--- START SOURCE MATERIAL ---
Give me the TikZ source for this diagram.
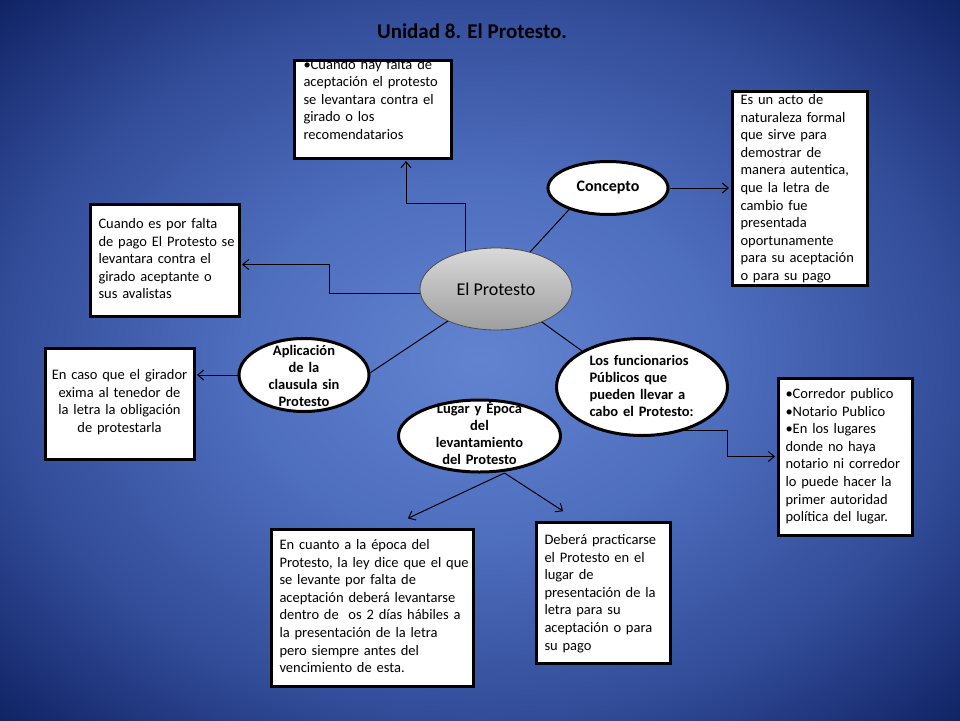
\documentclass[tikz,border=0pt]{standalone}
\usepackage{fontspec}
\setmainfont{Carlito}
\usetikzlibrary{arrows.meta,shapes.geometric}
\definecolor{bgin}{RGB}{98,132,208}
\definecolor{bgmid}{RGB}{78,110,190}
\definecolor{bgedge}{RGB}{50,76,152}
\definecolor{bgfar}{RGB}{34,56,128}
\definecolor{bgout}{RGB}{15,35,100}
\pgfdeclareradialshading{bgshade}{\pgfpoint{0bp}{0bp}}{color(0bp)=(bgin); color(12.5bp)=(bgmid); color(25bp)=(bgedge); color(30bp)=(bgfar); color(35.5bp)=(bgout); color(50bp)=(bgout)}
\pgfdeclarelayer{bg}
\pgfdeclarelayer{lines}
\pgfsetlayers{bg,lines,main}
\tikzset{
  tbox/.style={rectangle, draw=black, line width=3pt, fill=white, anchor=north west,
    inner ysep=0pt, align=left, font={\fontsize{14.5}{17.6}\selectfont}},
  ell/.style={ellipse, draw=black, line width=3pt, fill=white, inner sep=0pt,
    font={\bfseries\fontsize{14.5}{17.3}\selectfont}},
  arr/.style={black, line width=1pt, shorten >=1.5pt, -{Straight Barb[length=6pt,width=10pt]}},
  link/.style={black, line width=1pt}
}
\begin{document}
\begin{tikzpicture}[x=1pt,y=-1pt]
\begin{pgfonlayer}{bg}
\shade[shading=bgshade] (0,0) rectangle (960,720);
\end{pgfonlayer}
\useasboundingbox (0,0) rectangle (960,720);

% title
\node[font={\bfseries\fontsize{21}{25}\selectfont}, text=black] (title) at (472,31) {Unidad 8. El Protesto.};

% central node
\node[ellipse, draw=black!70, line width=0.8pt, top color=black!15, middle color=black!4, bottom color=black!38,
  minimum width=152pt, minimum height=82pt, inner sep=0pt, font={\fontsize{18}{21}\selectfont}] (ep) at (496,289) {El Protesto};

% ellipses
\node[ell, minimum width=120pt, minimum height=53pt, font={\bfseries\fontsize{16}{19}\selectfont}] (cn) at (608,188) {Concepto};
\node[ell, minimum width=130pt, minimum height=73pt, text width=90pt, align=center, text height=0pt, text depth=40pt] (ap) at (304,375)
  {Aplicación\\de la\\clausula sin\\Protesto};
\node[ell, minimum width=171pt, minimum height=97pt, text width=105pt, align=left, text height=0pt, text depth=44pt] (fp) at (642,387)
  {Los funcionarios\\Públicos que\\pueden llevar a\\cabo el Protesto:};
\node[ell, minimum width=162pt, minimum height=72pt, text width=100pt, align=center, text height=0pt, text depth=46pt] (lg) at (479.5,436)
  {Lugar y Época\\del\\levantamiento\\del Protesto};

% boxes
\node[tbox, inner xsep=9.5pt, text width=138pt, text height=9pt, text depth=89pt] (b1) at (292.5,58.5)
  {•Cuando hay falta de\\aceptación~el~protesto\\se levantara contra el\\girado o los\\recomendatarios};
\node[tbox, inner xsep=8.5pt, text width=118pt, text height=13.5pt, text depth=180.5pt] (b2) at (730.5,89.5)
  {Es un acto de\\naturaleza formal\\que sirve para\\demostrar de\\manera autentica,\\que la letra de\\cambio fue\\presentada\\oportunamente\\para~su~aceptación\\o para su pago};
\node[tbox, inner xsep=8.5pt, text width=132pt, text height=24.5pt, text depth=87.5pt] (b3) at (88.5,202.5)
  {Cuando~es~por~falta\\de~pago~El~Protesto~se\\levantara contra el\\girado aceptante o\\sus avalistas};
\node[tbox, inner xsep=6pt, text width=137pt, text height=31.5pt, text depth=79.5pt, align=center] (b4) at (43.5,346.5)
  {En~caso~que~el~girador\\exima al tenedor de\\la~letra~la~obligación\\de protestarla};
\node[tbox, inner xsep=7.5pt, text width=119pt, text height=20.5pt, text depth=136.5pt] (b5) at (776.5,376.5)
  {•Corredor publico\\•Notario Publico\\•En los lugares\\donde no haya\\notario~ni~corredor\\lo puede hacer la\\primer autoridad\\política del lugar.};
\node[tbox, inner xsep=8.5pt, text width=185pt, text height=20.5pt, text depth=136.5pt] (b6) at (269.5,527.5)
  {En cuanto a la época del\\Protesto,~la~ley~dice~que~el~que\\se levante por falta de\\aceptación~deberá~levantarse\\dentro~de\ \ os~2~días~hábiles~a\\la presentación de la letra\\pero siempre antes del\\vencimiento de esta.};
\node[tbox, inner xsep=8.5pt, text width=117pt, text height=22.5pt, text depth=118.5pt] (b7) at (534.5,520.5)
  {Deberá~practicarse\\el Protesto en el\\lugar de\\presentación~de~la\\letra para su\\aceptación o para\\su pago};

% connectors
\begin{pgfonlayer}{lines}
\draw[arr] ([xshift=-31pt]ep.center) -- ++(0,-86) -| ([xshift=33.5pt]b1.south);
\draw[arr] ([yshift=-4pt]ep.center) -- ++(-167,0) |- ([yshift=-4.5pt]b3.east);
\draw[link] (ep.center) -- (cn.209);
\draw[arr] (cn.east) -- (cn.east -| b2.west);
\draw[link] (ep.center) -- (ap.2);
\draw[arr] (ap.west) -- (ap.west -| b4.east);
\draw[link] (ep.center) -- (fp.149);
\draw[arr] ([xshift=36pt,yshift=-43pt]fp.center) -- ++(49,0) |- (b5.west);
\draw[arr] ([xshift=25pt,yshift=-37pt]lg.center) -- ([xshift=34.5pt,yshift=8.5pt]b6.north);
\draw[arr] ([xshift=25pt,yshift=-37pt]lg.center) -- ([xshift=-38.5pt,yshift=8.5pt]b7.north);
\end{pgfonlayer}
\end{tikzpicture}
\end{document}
--- END SOURCE MATERIAL ---
SET PROBLEM: Give back the whole listing as it stands, minus its pictures.

ANSWER:
Give me the TikZ source for this diagram.
\documentclass[tikz,border=0pt]{standalone}
\usepackage{fontspec}
\setmainfont{Carlito}
\usetikzlibrary{arrows.meta,shapes.geometric}
\definecolor{bgin}{RGB}{98,132,208}
\definecolor{bgmid}{RGB}{78,110,190}
\definecolor{bgedge}{RGB}{50,76,152}
\definecolor{bgfar}{RGB}{34,56,128}
\definecolor{bgout}{RGB}{15,35,100}
\pgfdeclareradialshading{bgshade}{\pgfpoint{0bp}{0bp}}{color(0bp)=(bgin); color(12.5bp)=(bgmid); color(25bp)=(bgedge); color(30bp)=(bgfar); color(35.5bp)=(bgout); color(50bp)=(bgout)}
\pgfdeclarelayer{bg}
\pgfdeclarelayer{lines}
\pgfsetlayers{bg,lines,main}
\tikzset{
  tbox/.style={rectangle, draw=black, line width=3pt, fill=white, anchor=north west,
    inner ysep=0pt, align=left, font={\fontsize{14.5}{17.6}\selectfont}},
  ell/.style={ellipse, draw=black, line width=3pt, fill=white, inner sep=0pt,
    font={\bfseries\fontsize{14.5}{17.3}\selectfont}},
  arr/.style={black, line width=1pt, shorten >=1.5pt, -{Straight Barb[length=6pt,width=10pt]}},
  link/.style={black, line width=1pt}
}
\begin{document}
\begin{tikzpicture}[x=1pt,y=-1pt]
\begin{pgfonlayer}{bg}
\shade[shading=bgshade] (0,0) rectangle (960,720);
\end{pgfonlayer}
\useasboundingbox (0,0) rectangle (960,720);

% title
\node[font={\bfseries\fontsize{21}{25}\selectfont}, text=black] (title) at (472,31) {Unidad 8. El Protesto.};

% central node
\node[ellipse, draw=black!70, line width=0.8pt, top color=black!15, middle color=black!4, bottom color=black!38,
  minimum width=152pt, minimum height=82pt, inner sep=0pt, font={\fontsize{18}{21}\selectfont}] (ep) at (496,289) {El Protesto};

% ellipses
\node[ell, minimum width=120pt, minimum height=53pt, font={\bfseries\fontsize{16}{19}\selectfont}] (cn) at (608,188) {Concepto};
\node[ell, minimum width=130pt, minimum height=73pt, text width=90pt, align=center, text height=0pt, text depth=40pt] (ap) at (304,375)
  {Aplicación\\de la\\clausula sin\\Protesto};
\node[ell, minimum width=171pt, minimum height=97pt, text width=105pt, align=left, text height=0pt, text depth=44pt] (fp) at (642,387)
  {Los funcionarios\\Públicos que\\pueden llevar a\\cabo el Protesto:};
\node[ell, minimum width=162pt, minimum height=72pt, text width=100pt, align=center, text height=0pt, text depth=46pt] (lg) at (479.5,436)
  {Lugar y Época\\del\\levantamiento\\del Protesto};

% boxes
\node[tbox, inner xsep=9.5pt, text width=138pt, text height=9pt, text depth=89pt] (b1) at (292.5,58.5)
  {•Cuando hay falta de\\aceptación~el~protesto\\se levantara contra el\\girado o los\\recomendatarios};
\node[tbox, inner xsep=8.5pt, text width=118pt, text height=13.5pt, text depth=180.5pt] (b2) at (730.5,89.5)
  {Es un acto de\\naturaleza formal\\que sirve para\\demostrar de\\manera autentica,\\que la letra de\\cambio fue\\presentada\\oportunamente\\para~su~aceptación\\o para su pago};
\node[tbox, inner xsep=8.5pt, text width=132pt, text height=24.5pt, text depth=87.5pt] (b3) at (88.5,202.5)
  {Cuando~es~por~falta\\de~pago~El~Protesto~se\\levantara contra el\\girado aceptante o\\sus avalistas};
\node[tbox, inner xsep=6pt, text width=137pt, text height=31.5pt, text depth=79.5pt, align=center] (b4) at (43.5,346.5)
  {En~caso~que~el~girador\\exima al tenedor de\\la~letra~la~obligación\\de protestarla};
\node[tbox, inner xsep=7.5pt, text width=119pt, text height=20.5pt, text depth=136.5pt] (b5) at (776.5,376.5)
  {•Corredor publico\\•Notario Publico\\•En los lugares\\donde no haya\\notario~ni~corredor\\lo puede hacer la\\primer autoridad\\política del lugar.};
\node[tbox, inner xsep=8.5pt, text width=185pt, text height=20.5pt, text depth=136.5pt] (b6) at (269.5,527.5)
  {En cuanto a la época del\\Protesto,~la~ley~dice~que~el~que\\se levante por falta de\\aceptación~deberá~levantarse\\dentro~de\ \ os~2~días~hábiles~a\\la presentación de la letra\\pero siempre antes del\\vencimiento de esta.};
\node[tbox, inner xsep=8.5pt, text width=117pt, text height=22.5pt, text depth=118.5pt] (b7) at (534.5,520.5)
  {Deberá~practicarse\\el Protesto en el\\lugar de\\presentación~de~la\\letra para su\\aceptación o para\\su pago};

% connectors
\begin{pgfonlayer}{lines}
\draw[arr] ([xshift=-31pt]ep.center) -- ++(0,-86) -| ([xshift=33.5pt]b1.south);
\draw[arr] ([yshift=-4pt]ep.center) -- ++(-167,0) |- ([yshift=-4.5pt]b3.east);
\draw[link] (ep.center) -- (cn.209);
\draw[arr] (cn.east) -- (cn.east -| b2.west);
\draw[link] (ep.center) -- (ap.2);
\draw[arr] (ap.west) -- (ap.west -| b4.east);
\draw[link] (ep.center) -- (fp.149);
\draw[arr] ([xshift=36pt,yshift=-43pt]fp.center) -- ++(49,0) |- (b5.west);
\draw[arr] ([xshift=25pt,yshift=-37pt]lg.center) -- ([xshift=34.5pt,yshift=8.5pt]b6.north);
\draw[arr] ([xshift=25pt,yshift=-37pt]lg.center) -- ([xshift=-38.5pt,yshift=8.5pt]b7.north);
\end{pgfonlayer}
\end{tikzpicture}
\end{document}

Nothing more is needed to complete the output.